AI Mode pulls structured, scannable content. Use clear headings, summaries, and contextual linking to increase your chances of being featured.

2. Track engagement metrics, not just clicks

Measure what happens after the click. If bounce rates rise or session duration drops, that may indicate low match quality in AI surfaces.

3. Monitor new and long-tail queries

AI Mode often introduces follow-up queries that reveal emerging user intent. Use them as seed ideas for deeper content coverage.

4. Don’t chase AI Mode with gimmicks

There is no schema, special markup, or technical trick to optimize for AI Mode. Google says its AI features rely on existing SEO best practices.

5. Think beyond your domain

If your competitors are being featured in AI Mode with stronger content on the same topic, it’s not just about rank anymore. It’s about visibility in AI narratives. Monitor who else is appearing with you.

The Strategic Shift: Visibility Without Attribution

AI Mode represents a shift in how content is retrieved, presented, and credited. It’s no longer just about rankings. You could be featured, but not clicked. Cited, but not recognized. Shown, but never attributed as the authority.

For brands, this introduces a new measurement problem. Visibility alone doesn’t equal influence.

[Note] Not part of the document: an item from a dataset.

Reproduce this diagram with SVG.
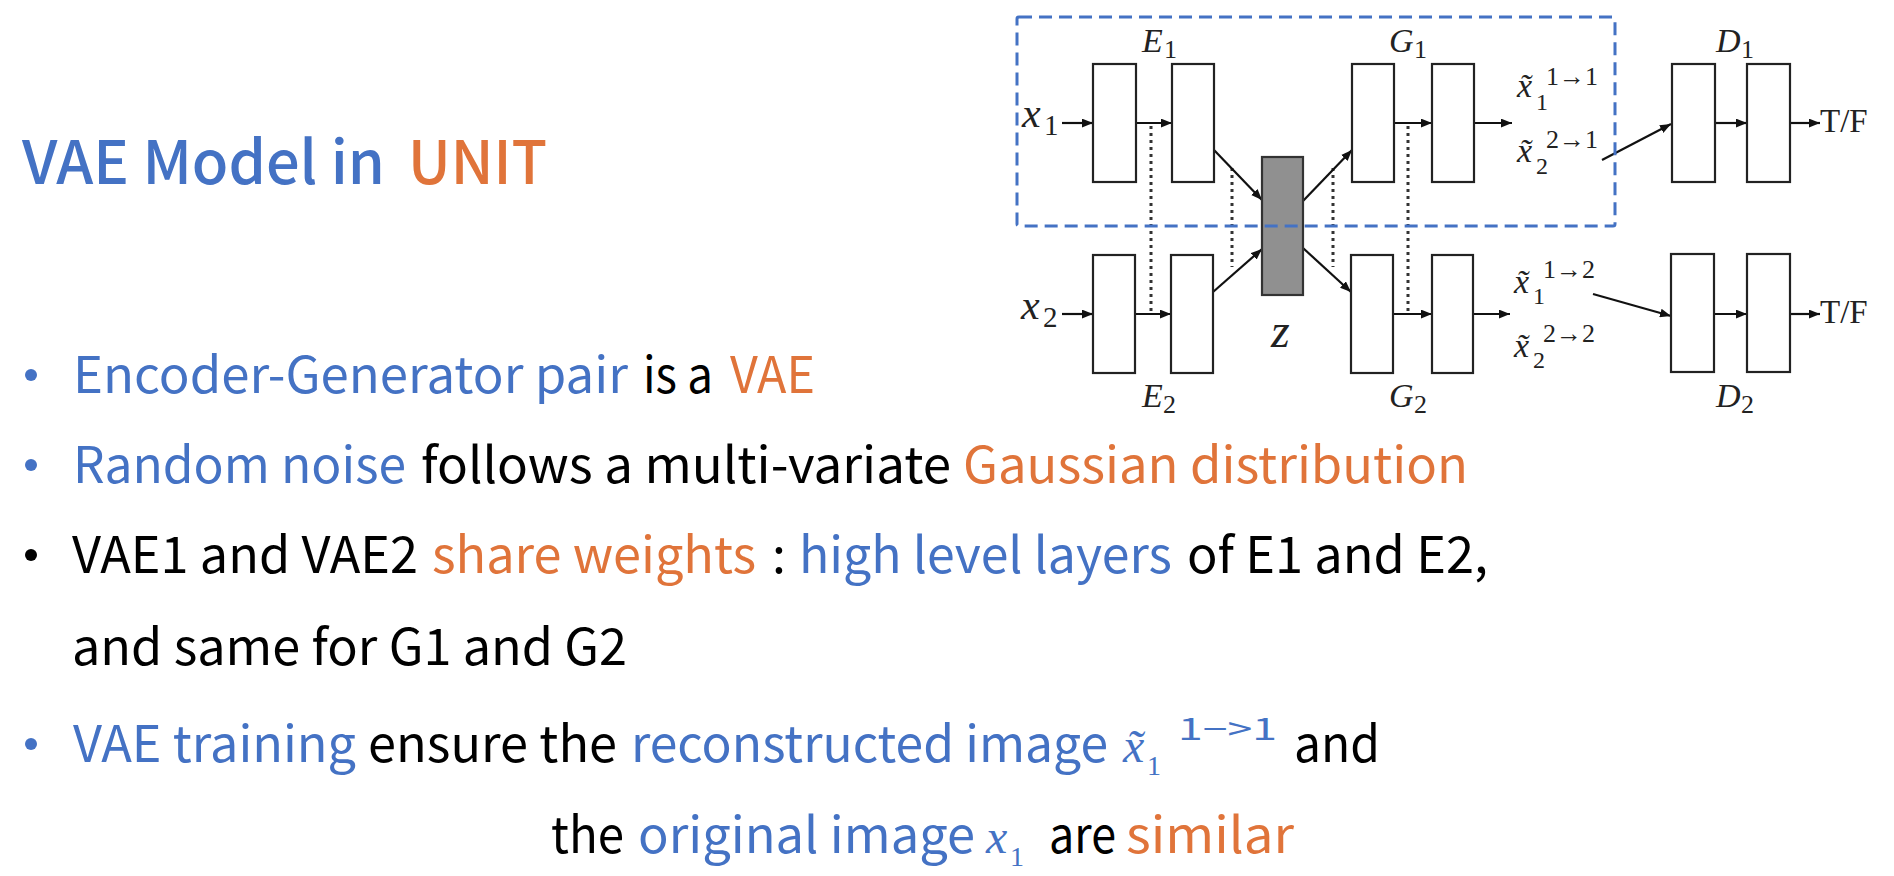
<svg xmlns="http://www.w3.org/2000/svg" width="1894" height="876" viewBox="0 0 1894 876">
<defs>
<style>
.b{font-family:"Noto Sans CJK TC","Noto Sans",sans-serif;font-size:50px;}
.t{font-family:"Noto Sans CJK TC","Noto Sans",sans-serif;font-size:60px;font-weight:500;}
.blue{fill:#4472C4;}
.org{fill:#E0743A;}
.blk{fill:#000;}
.m{font-family:"Liberation Serif","DejaVu Serif",serif;font-style:italic;fill:#222;}
.r{font-family:"Liberation Serif","DejaVu Serif",serif;fill:#222;}
.box{fill:#fff;stroke:#222;stroke-width:2.2;}
.ln{stroke:#111;stroke-width:2.2;fill:none;marker-end:url(#ah);}
.dot{stroke:#333;stroke-width:3;stroke-dasharray:3 4;fill:none;}
</style>
<marker id="ah" viewBox="0 0 10 8" refX="10" refY="4" markerWidth="11" markerHeight="9" markerUnits="userSpaceOnUse" orient="auto"><path d="M0,0 L10,4 L0,8 z" fill="#111"/></marker>
</defs>
<rect width="1894" height="876" fill="#fff"/>

<g id="title">
<text class="t blue" x="22" y="184" textLength="363" lengthAdjust="spacingAndGlyphs">VAE Model in</text>
<text class="t org" x="408" y="184" textLength="139" lengthAdjust="spacingAndGlyphs">UNIT</text>
</g>

<g id="bullets">
<circle cx="31" cy="375" r="6" fill="#4472C4"/>
<text class="b blue" x="73" y="393" textLength="555" lengthAdjust="spacingAndGlyphs">Encoder-Generator pair</text>
<text class="b blk" x="643" y="393" textLength="70" lengthAdjust="spacingAndGlyphs">is a</text>
<text class="b org" x="730" y="393" textLength="85" lengthAdjust="spacingAndGlyphs">VAE</text>

<circle cx="31" cy="465" r="6" fill="#4472C4"/>
<text class="b blue" x="73" y="483" textLength="333" lengthAdjust="spacingAndGlyphs">Random noise</text>
<text class="b blk" x="421" y="483" textLength="530" lengthAdjust="spacingAndGlyphs">follows a multi-variate</text>
<text class="b org" x="963" y="483" textLength="505" lengthAdjust="spacingAndGlyphs">Gaussian distribution</text>

<circle cx="31" cy="555" r="6" fill="#000"/>
<text class="b blk" x="72" y="573" textLength="346" lengthAdjust="spacingAndGlyphs">VAE1 and VAE2</text>
<text class="b org" x="432" y="573" textLength="324" lengthAdjust="spacingAndGlyphs">share weights</text>
<text class="b blk" x="772" y="573">:</text>
<text class="b blue" x="799" y="573" textLength="373" lengthAdjust="spacingAndGlyphs">high level layers</text>
<text class="b blk" x="1187" y="573" textLength="301" lengthAdjust="spacingAndGlyphs">of E1 and E2,</text>
<text class="b blk" x="72" y="665" textLength="555" lengthAdjust="spacingAndGlyphs">and same for G1 and G2</text>

<circle cx="31" cy="744" r="6" fill="#4472C4"/>
<text class="b blue" x="73" y="762" textLength="283" lengthAdjust="spacingAndGlyphs">VAE training</text>
<text class="b blk" x="368" y="762" textLength="249" lengthAdjust="spacingAndGlyphs">ensure the</text>
<text class="b blue" x="631" y="762" textLength="477" lengthAdjust="spacingAndGlyphs">reconstructed image</text>
<text x="1123" y="762" font-family="Liberation Serif,serif" font-style="italic" font-size="48" fill="#4472C4">x̃</text>
<text x="1147" y="775" font-family="Liberation Serif,serif" font-size="28" fill="#4472C4">1</text>
<text x="1178" y="740" font-family="Noto Sans CJK TC,Noto Sans,sans-serif" font-size="30" fill="#4472C4" textLength="99" lengthAdjust="spacingAndGlyphs">1−&gt;1</text>
<text class="b blk" x="1294" y="762" textLength="86" lengthAdjust="spacingAndGlyphs">and</text>

<text class="b blk" x="551" y="853" textLength="73" lengthAdjust="spacingAndGlyphs">the</text>
<text class="b blue" x="638" y="853" textLength="337" lengthAdjust="spacingAndGlyphs">original image</text>
<text x="986" y="853" font-family="Liberation Serif,serif" font-style="italic" font-size="48" fill="#4472C4">x</text>
<text x="1010" y="866" font-family="Liberation Serif,serif" font-size="28" fill="#4472C4">1</text>
<text class="b blk" x="1049" y="853" textLength="67" lengthAdjust="spacingAndGlyphs">are</text>
<text class="b org" x="1126" y="853" textLength="168" lengthAdjust="spacingAndGlyphs">similar</text>
</g>

<g id="connectors">
<line class="dot" x1="1151" y1="126" x2="1151" y2="311"/>
<line class="dot" x1="1232" y1="168" x2="1232" y2="267"/>
<line class="dot" x1="1333" y1="168" x2="1333" y2="267"/>
<line class="dot" x1="1408" y1="126" x2="1408" y2="311"/>

<line class="ln" x1="1062" y1="123" x2="1093" y2="123"/>
<line class="ln" x1="1136" y1="123" x2="1172" y2="123"/>
<line class="ln" x1="1214" y1="150" x2="1262" y2="200"/>
<line class="ln" x1="1303" y1="201" x2="1352" y2="150"/>
<line class="ln" x1="1394" y1="123" x2="1432" y2="123"/>
<line class="ln" x1="1474" y1="123" x2="1512" y2="123"/>
<line class="ln" x1="1602" y1="160" x2="1671" y2="124"/>
<line class="ln" x1="1715" y1="123" x2="1747" y2="123"/>
<line class="ln" x1="1790" y1="123" x2="1820" y2="123"/>

<line class="ln" x1="1062" y1="314" x2="1093" y2="314"/>
<line class="ln" x1="1135" y1="314" x2="1171" y2="314"/>
<line class="ln" x1="1213" y1="292" x2="1262" y2="249"/>
<line class="ln" x1="1303" y1="248" x2="1351" y2="292"/>
<line class="ln" x1="1393" y1="314" x2="1432" y2="314"/>
<line class="ln" x1="1473" y1="314" x2="1510" y2="314"/>
<line class="ln" x1="1593" y1="294" x2="1671" y2="316"/>
<line class="ln" x1="1714" y1="314" x2="1747" y2="314"/>
<line class="ln" x1="1790" y1="314" x2="1820" y2="314"/>
</g>

<g id="E1">
<rect class="box" x="1093" y="64" width="43" height="118"/>
<rect class="box" x="1172" y="64" width="42" height="118"/>
<text class="m" x="1142" y="52" font-size="34">E</text><text class="r" x="1164" y="58" font-size="26">1</text>
</g>
<g id="E2">
<rect class="box" x="1093" y="255" width="42" height="118"/>
<rect class="box" x="1171" y="255" width="42" height="118"/>
<text class="m" x="1142" y="407" font-size="34">E</text><text class="r" x="1163" y="413" font-size="26">2</text>
</g>
<g id="z">
<rect x="1262" y="157" width="41" height="138" fill="#909090" stroke="#333" stroke-width="2.2"/>
<text class="m" x="1271" y="347" font-size="48">z</text>
</g>
<g id="G1">
<rect class="box" x="1352" y="64" width="42" height="118"/>
<rect class="box" x="1432" y="64" width="42" height="118"/>
<text class="m" x="1389" y="52" font-size="34">G</text><text class="r" x="1414" y="58" font-size="26">1</text>
</g>
<g id="G2">
<rect class="box" x="1351" y="255" width="42" height="118"/>
<rect class="box" x="1432" y="255" width="41" height="118"/>
<text class="m" x="1389" y="407" font-size="34">G</text><text class="r" x="1414" y="413" font-size="26">2</text>
</g>
<g id="D1">
<rect class="box" x="1672" y="64" width="43" height="118"/>
<rect class="box" x="1747" y="64" width="43" height="118"/>
<text class="m" x="1716" y="52" font-size="34">D</text><text class="r" x="1741" y="58" font-size="26">1</text>
<text class="r" x="1820" y="132" font-size="33">T/F</text>
</g>
<g id="D2">
<rect class="box" x="1671" y="254" width="43" height="118"/>
<rect class="box" x="1747" y="254" width="43" height="118"/>
<text class="m" x="1716" y="407" font-size="34">D</text><text class="r" x="1741" y="413" font-size="26">2</text>
<text class="r" x="1820" y="323" font-size="33">T/F</text>
</g>
<g id="x1">
<text class="m" x="1022" y="127" font-size="42">x</text><text class="r" x="1044" y="135" font-size="29">1</text>
</g>
<g id="x2">
<text class="m" x="1021" y="319" font-size="42">x</text><text class="r" x="1043" y="327" font-size="29">2</text>
</g>
<g id="outputs">
<text class="m" x="1517" y="97" font-size="34">x̃</text><text class="r" x="1536" y="110" font-size="24">1</text><text class="r" x="1546" y="85" font-size="26">1→1</text>
<text class="m" x="1517" y="162" font-size="34">x̃</text><text class="r" x="1536" y="174" font-size="24">2</text><text class="r" x="1546" y="148" font-size="26">2→1</text>
<text class="m" x="1514" y="293" font-size="34">x̃</text><text class="r" x="1533" y="304" font-size="24">1</text><text class="r" x="1543" y="278" font-size="26">1→2</text>
<text class="m" x="1514" y="357" font-size="34">x̃</text><text class="r" x="1533" y="368" font-size="24">2</text><text class="r" x="1543" y="342" font-size="26">2→2</text>
</g>
<g id="group-box">
<rect x="1017" y="17" width="598" height="209" rx="2" fill="none" stroke="#4472C4" stroke-width="3" stroke-dasharray="13 7"/>
</g>
</svg>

That means tools like GSC may underrepresent or mischaracterize your actual presence in AI-driven SERPs.

We expect a new wave of tools and metrics to emerge to help SEOs and content strategists measure influence, not just clicks.

Final Thought

AI Mode is not a temporary experiment. It’s Google’s clearest signal yet that generative AI is now part of core search behavior.

If you’re building content that’s clear, helpful, fast, and people-first, you’re still playing within the rules. But now the rules are being interpreted by a system that rewrites the question, fragments intent, and assembles the answer from multiple sources.

That makes your job harder and more important.